9th October, St Dionysius, Bishop, and SS. Rusticus and Eleutherius, Martyrs

St Dionysius, Bishop and SS. Rusticus and Eleutherius, Martyrs

St Dionysius, also called St Denis, was the first Bishop of Paris. He was sent to Lutetia in the 3rd century, accompanied by the priest Rusticus and the deacon Eleutherius. After carrying out his mission there for several years, he was beheaded with his companions (which is why he is represented bearing his head in his hands) at Catulliacum, now St Denis, where they erected over his tomb a basilica; here the kings of France are buried. St. Denis is one of the 14 "Auxiliary Saints"

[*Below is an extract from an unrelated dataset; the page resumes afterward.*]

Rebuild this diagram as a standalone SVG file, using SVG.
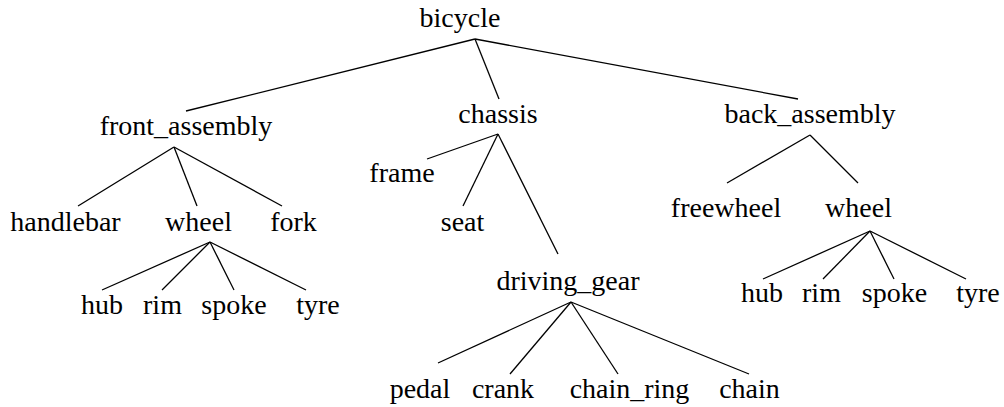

The Collect and Gospel show forth the Christian heroism of these three Martyrs who fearlessly confessed the name of Christ before men and remained firm in the midst of their sufferings. In the ninth century St Dionysius was erroneously identified with Dionysius the Areopagite, whence the Epistle in the Mass relating the conversion of the latter saint which happened when St Paul passed through Greece on his second journey.

Sapientiam sanctorum narrent populi, et laudes eorum nuntiet Ecclesia: nomina autem eorum vivent in saeculum saeculi. * Exsultate justi in Domino: rectos decet collaudatio.
Let the people show forth the wisdom of the saints, and the Church declare their praise; and their names shall live unto generation and generation. * Rejoice in the Lord, ye just: praise becometh the upright.
(Ecclesiasticus 44:15 and Ps 32:1 from the Introit of Mass)

Deus, qui hodierna die beatum Dionysium, Martyrem tuum at que Pontlficem, virtute constantiae in passione roborasti, quique illi, ad praedicandum gentibus gloriam tuam, Rusticum et Eleutherium sociare dignatus es: tribue nobis, quaesumus; eorum imitatione, pro amore tuo prospera mundi despicere, et nulla ejus adversa formidare.
O God, who for the enduring of his passion, didst on this day endow blessed Dionysius, Thy martyr and bishop, with the virtue of constancy, and who for the preaching of Thy glory to the heathen didst vouchsafe to appoint Rusticus and Eleutherius to be his fellow-workers; grant, we beseech Thee, that we may follow their example by despising the good things of this world for the sake of Thy love and by not fearing any of its adversities.

Istorum est enim regnum caelorum, qui contempserunt vitam mundi, et pervenerunt ad praemia regni, et laverunt stolas suas in sanguine Agni.
Blessed are they who have despised earthly pleasure, for theirs is the kingdom of heaven: they have washed their robes in the blood of the Lamb, and have won the heavenly great reward.